• **EXTRACTED DATA**
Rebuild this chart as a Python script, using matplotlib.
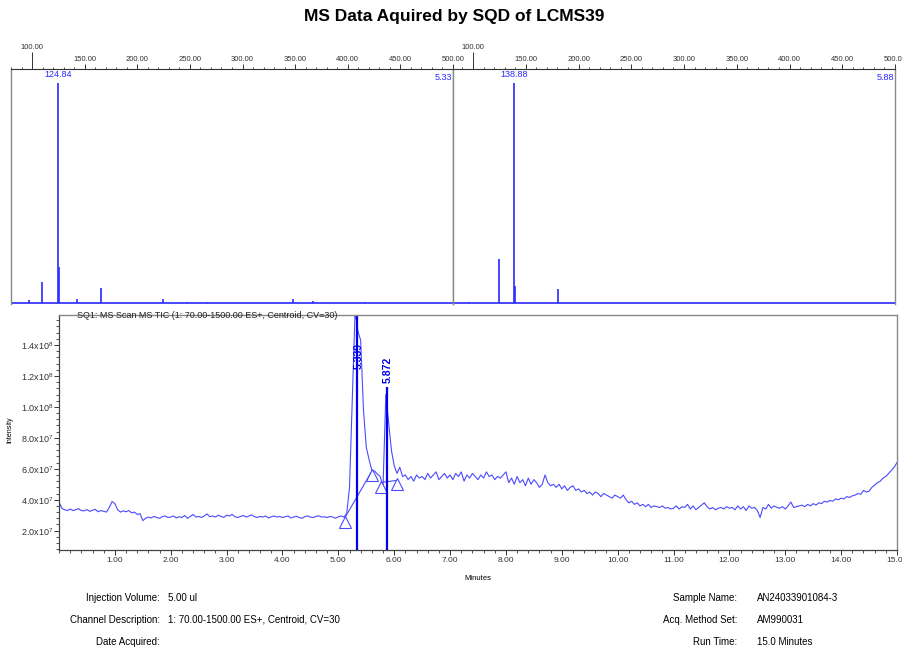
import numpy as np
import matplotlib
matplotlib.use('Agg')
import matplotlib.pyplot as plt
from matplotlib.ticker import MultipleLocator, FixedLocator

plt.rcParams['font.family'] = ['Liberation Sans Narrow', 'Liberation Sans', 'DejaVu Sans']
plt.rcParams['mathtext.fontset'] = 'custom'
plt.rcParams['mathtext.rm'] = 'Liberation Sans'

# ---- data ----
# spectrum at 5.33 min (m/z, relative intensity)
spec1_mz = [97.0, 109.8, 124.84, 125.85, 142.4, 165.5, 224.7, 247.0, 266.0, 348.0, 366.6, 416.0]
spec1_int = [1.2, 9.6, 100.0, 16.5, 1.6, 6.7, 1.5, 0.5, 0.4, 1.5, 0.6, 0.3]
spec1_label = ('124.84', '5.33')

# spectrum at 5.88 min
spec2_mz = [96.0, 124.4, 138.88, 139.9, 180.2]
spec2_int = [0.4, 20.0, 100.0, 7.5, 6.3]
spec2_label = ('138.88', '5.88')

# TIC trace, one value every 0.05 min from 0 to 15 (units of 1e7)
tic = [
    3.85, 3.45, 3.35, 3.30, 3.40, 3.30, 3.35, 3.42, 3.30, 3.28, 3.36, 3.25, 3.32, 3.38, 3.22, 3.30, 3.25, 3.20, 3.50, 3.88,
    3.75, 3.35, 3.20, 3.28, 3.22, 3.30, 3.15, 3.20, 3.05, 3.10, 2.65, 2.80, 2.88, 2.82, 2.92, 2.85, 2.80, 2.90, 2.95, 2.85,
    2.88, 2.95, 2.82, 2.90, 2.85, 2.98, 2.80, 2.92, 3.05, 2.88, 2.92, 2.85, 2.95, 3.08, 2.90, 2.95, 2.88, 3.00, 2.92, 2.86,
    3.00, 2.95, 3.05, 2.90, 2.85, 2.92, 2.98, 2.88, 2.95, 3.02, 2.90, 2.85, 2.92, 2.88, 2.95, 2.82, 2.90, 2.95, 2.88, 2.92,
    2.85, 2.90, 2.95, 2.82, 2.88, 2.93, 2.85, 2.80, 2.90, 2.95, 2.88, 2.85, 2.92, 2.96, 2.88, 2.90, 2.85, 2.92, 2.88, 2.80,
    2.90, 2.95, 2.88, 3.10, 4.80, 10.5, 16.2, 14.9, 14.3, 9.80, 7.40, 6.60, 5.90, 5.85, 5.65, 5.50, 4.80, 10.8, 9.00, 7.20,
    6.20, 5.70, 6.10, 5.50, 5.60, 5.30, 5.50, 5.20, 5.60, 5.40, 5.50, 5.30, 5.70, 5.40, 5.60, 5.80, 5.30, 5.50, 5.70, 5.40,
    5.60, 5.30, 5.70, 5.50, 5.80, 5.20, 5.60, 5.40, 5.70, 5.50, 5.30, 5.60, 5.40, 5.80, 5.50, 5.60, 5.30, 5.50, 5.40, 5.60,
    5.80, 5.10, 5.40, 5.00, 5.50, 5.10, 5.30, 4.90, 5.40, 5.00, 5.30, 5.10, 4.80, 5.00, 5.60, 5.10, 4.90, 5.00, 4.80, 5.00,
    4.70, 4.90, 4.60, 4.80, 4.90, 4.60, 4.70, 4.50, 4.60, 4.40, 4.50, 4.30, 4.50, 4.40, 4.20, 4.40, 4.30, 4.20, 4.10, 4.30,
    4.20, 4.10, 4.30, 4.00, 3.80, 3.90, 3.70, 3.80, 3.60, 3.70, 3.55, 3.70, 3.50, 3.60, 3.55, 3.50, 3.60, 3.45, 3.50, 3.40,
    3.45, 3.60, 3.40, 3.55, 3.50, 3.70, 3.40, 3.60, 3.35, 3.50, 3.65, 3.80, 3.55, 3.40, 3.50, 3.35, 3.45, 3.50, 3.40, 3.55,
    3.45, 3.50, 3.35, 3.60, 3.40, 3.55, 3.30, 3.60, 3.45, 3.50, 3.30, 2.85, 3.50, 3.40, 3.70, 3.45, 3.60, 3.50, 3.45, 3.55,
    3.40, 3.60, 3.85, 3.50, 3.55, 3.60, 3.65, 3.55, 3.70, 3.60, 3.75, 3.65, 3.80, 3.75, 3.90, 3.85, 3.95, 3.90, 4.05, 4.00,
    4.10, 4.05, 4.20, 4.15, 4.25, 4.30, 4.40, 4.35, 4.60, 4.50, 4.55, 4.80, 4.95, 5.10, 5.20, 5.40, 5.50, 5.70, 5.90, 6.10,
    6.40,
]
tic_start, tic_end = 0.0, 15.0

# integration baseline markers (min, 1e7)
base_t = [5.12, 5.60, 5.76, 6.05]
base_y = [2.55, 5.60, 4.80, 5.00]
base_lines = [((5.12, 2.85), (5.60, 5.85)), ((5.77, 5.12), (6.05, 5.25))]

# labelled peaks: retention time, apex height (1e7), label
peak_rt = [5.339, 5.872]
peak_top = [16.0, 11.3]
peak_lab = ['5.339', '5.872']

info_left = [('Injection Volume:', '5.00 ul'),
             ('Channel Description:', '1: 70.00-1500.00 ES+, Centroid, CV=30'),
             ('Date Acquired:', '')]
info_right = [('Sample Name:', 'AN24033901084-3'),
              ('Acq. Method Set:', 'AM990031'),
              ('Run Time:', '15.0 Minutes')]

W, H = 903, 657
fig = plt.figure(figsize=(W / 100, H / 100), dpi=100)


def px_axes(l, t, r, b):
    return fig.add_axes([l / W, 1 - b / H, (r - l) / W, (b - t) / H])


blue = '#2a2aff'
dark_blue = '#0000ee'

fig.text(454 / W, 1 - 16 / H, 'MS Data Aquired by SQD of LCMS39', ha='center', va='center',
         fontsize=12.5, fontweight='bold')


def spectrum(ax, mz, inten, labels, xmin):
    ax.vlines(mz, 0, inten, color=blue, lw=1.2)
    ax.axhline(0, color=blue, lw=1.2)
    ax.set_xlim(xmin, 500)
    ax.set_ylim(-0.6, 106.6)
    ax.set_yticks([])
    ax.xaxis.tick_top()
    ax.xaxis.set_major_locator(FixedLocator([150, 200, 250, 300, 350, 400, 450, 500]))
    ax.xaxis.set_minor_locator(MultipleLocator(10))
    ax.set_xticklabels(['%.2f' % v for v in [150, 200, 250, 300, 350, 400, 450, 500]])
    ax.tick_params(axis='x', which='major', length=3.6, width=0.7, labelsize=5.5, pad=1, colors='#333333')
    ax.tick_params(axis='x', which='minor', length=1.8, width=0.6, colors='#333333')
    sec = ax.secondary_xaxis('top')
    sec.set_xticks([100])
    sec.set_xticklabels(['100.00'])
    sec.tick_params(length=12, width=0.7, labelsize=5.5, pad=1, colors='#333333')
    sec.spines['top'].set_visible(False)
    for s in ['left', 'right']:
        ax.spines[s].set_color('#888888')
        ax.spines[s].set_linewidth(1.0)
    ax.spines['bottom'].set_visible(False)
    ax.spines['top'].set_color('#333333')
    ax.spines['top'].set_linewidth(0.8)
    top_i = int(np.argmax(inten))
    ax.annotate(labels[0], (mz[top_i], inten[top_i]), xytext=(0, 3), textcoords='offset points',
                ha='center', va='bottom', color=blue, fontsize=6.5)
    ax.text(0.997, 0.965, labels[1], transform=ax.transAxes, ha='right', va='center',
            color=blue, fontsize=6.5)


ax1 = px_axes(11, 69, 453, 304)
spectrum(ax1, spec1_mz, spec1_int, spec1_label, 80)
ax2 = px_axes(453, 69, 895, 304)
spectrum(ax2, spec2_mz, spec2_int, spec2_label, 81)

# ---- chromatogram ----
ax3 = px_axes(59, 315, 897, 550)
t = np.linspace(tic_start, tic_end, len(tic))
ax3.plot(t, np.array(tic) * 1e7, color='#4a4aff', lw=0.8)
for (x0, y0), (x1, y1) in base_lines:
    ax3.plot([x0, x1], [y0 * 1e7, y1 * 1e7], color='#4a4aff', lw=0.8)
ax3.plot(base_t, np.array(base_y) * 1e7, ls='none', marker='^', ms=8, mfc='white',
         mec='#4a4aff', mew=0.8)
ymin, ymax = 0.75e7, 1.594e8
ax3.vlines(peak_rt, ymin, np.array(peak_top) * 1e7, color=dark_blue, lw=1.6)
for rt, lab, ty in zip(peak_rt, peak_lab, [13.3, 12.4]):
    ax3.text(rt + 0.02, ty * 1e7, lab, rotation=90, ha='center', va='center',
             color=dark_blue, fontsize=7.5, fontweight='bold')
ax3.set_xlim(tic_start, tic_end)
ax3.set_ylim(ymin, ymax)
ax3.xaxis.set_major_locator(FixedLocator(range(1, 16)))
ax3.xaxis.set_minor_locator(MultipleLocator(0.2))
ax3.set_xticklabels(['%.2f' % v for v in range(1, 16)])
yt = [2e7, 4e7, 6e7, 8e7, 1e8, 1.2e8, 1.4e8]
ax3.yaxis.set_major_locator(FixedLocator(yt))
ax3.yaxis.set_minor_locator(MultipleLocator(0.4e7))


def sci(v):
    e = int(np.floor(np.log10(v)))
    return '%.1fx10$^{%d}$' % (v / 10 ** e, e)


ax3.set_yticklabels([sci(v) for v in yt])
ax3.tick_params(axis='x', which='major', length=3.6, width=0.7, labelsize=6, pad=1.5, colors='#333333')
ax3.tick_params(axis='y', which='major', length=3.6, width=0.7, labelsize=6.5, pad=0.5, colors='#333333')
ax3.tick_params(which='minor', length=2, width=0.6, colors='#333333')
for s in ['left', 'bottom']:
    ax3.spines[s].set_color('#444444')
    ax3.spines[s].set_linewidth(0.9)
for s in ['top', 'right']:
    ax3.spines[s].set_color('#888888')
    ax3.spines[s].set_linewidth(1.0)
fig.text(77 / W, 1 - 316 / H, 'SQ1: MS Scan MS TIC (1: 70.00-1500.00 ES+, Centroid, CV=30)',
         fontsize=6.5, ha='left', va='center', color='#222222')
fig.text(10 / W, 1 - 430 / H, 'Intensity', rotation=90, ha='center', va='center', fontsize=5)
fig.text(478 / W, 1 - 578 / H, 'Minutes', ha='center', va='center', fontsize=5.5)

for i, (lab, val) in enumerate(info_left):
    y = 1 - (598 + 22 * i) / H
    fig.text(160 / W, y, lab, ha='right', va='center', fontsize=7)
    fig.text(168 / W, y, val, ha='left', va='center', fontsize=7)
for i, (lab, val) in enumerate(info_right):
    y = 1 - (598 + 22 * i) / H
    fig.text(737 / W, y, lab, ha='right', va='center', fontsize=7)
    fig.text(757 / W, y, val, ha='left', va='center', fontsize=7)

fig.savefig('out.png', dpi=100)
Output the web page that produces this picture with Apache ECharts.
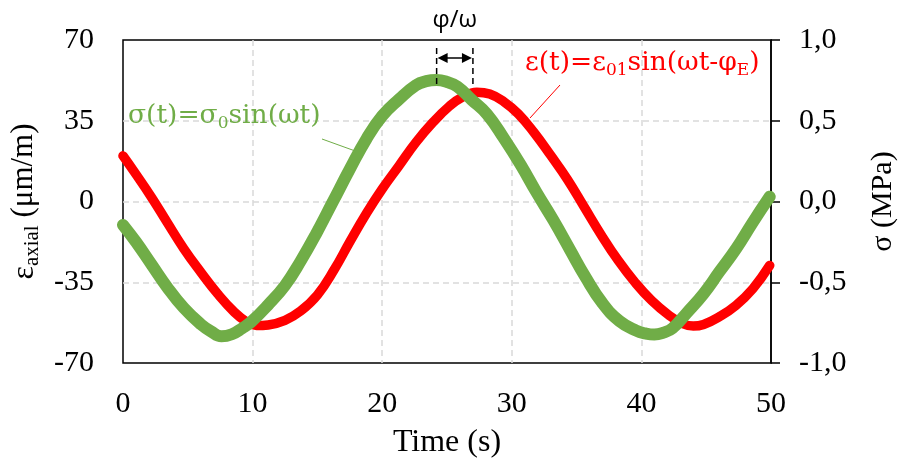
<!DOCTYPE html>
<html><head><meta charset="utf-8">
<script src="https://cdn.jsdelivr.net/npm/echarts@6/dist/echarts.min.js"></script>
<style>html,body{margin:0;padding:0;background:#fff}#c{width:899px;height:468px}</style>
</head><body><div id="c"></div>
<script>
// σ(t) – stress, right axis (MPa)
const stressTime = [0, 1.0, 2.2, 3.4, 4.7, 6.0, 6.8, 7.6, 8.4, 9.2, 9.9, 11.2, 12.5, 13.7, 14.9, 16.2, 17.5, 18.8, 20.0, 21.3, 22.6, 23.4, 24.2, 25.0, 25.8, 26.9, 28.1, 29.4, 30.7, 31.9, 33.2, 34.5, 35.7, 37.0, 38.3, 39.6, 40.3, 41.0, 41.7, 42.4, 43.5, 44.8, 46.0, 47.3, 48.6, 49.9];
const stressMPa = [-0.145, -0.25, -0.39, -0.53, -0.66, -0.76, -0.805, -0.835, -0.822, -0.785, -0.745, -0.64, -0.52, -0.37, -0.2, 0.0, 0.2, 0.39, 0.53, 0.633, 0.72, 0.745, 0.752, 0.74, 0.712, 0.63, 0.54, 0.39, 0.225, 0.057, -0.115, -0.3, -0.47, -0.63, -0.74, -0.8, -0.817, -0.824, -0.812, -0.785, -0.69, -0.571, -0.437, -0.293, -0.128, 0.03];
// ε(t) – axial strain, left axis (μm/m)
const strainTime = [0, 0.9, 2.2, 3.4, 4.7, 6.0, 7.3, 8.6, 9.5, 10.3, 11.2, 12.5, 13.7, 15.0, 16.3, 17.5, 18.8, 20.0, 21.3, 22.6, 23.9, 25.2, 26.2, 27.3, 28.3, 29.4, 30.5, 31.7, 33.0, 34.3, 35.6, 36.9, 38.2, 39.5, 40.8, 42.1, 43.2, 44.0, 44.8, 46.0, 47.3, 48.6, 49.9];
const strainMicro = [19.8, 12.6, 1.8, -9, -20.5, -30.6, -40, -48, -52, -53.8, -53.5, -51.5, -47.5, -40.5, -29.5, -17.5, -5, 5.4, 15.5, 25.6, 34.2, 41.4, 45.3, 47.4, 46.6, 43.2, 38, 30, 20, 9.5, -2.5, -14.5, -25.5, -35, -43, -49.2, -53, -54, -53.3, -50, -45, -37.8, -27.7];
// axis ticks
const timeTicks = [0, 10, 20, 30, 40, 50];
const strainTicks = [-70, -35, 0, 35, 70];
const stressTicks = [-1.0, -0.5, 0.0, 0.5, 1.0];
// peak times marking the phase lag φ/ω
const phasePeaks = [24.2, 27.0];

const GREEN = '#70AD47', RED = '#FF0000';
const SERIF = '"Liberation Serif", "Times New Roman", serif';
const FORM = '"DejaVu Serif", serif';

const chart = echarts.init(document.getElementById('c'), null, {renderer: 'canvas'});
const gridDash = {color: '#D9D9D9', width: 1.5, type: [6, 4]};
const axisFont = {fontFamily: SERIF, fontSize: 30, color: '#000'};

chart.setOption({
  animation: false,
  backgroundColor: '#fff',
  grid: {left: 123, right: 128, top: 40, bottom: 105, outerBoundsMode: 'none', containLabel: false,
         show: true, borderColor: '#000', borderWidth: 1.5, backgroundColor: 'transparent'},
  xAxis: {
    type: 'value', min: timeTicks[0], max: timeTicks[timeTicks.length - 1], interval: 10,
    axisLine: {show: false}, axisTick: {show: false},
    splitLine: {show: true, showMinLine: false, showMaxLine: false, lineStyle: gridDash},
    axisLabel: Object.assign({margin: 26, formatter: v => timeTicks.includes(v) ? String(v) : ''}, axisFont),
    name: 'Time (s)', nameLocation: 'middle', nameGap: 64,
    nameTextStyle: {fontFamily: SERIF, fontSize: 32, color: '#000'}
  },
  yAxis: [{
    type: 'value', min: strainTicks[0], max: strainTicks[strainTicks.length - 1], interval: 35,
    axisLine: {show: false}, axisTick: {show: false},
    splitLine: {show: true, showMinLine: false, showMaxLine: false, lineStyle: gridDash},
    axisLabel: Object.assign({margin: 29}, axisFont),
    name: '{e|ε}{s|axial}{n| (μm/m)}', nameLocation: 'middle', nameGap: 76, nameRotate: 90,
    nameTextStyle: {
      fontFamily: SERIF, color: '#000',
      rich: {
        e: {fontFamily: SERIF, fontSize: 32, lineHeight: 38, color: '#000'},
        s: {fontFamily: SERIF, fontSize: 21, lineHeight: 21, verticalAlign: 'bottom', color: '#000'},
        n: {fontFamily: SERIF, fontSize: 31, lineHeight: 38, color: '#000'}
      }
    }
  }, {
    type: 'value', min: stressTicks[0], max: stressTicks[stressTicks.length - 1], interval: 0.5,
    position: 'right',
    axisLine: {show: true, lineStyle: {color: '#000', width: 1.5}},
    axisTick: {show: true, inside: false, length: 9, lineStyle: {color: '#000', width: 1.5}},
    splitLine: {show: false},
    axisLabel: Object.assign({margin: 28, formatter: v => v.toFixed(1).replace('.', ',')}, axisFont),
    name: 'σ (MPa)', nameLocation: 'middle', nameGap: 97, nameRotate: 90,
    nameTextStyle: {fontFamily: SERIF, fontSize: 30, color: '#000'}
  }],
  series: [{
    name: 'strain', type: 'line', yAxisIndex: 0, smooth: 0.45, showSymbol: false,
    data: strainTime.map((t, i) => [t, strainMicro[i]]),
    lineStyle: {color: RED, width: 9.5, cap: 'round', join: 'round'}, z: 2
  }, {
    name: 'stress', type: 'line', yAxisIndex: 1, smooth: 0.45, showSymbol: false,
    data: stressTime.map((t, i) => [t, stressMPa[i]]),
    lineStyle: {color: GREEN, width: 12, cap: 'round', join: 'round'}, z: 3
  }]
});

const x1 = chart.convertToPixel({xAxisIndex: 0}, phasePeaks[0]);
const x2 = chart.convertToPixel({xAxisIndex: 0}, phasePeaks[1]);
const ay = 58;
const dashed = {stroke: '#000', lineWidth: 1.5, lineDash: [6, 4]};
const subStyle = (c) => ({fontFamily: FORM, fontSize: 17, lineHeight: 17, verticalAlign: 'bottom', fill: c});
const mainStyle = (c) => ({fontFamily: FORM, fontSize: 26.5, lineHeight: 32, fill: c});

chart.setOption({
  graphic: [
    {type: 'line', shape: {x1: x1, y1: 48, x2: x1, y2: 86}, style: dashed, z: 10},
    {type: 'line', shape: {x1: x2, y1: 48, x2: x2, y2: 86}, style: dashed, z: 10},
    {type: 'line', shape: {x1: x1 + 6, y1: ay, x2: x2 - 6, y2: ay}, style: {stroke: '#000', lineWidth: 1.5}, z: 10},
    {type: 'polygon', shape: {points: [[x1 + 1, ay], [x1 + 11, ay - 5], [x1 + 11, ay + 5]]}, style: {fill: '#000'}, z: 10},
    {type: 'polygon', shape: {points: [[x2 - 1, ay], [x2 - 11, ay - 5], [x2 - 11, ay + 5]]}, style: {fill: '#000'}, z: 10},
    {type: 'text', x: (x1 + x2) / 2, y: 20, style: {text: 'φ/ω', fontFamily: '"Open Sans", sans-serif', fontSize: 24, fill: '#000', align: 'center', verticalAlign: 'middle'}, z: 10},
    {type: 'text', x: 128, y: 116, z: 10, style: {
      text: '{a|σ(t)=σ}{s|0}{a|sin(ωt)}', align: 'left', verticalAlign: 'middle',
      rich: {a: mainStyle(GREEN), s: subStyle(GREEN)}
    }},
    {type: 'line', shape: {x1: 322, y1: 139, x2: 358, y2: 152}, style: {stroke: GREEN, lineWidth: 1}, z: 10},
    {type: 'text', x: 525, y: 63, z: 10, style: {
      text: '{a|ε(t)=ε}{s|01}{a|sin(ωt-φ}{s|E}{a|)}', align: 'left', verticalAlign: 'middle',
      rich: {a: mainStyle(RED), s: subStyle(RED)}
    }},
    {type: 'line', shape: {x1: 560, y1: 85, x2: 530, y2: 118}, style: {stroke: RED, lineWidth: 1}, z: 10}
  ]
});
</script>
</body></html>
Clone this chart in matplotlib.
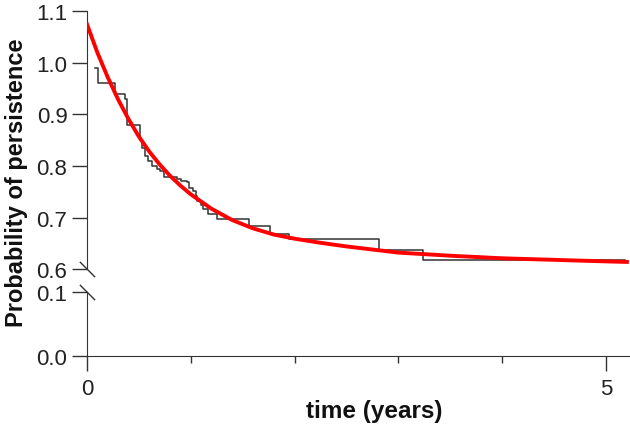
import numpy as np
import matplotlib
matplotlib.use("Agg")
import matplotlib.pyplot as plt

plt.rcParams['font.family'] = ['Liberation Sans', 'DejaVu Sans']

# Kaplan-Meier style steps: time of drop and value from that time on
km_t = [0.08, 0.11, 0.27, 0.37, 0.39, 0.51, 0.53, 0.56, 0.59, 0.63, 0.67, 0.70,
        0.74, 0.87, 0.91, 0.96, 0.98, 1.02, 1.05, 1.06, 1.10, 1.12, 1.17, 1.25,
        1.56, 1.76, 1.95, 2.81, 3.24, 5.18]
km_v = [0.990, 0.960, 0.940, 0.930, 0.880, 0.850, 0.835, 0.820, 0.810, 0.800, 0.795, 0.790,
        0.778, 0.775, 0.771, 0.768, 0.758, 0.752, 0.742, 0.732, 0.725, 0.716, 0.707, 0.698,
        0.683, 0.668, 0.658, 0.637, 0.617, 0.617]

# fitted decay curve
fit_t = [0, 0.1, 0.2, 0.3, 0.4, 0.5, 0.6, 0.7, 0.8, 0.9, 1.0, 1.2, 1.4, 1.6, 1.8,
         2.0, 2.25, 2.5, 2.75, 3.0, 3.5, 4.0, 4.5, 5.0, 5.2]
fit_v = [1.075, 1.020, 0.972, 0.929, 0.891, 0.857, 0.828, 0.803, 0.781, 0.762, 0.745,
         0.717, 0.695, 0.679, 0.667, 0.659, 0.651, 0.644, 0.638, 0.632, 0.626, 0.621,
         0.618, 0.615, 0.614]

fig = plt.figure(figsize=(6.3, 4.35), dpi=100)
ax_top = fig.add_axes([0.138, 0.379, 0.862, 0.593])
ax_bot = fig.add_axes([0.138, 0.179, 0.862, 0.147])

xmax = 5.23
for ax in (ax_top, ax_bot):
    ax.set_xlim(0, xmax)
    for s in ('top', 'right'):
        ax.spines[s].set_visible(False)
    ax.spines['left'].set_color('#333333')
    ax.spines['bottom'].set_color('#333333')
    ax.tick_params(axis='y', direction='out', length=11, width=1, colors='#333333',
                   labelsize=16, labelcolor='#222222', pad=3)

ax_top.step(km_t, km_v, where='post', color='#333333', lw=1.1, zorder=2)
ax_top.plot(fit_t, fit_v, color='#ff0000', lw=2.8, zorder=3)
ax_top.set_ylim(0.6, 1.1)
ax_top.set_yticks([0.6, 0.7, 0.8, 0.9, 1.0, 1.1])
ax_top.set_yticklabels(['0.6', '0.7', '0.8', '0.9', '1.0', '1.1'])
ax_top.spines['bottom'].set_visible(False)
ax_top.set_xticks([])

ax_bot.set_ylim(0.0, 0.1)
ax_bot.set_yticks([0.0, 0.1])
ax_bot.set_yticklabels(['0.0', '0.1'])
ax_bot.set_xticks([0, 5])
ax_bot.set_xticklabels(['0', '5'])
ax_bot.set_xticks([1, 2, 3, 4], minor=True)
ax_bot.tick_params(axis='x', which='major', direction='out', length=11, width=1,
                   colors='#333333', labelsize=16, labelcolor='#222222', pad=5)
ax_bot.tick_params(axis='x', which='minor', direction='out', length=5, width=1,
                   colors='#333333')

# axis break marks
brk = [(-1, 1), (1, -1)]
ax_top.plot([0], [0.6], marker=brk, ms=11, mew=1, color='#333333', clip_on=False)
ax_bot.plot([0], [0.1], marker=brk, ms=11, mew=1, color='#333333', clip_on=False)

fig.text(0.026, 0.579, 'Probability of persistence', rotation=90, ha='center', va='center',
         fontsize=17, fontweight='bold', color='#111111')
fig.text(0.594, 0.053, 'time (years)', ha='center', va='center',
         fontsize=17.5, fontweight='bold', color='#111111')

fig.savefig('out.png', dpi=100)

• **TASK PROMPT**
Copy out each line of the records where the string "this" appears.

• **EXERCISE ANSWER**
Rebuild this chart as a Python script, using matplotlib.
Output the web page that produces this picture with Apache ECharts.
Clone this chart in matplotlib.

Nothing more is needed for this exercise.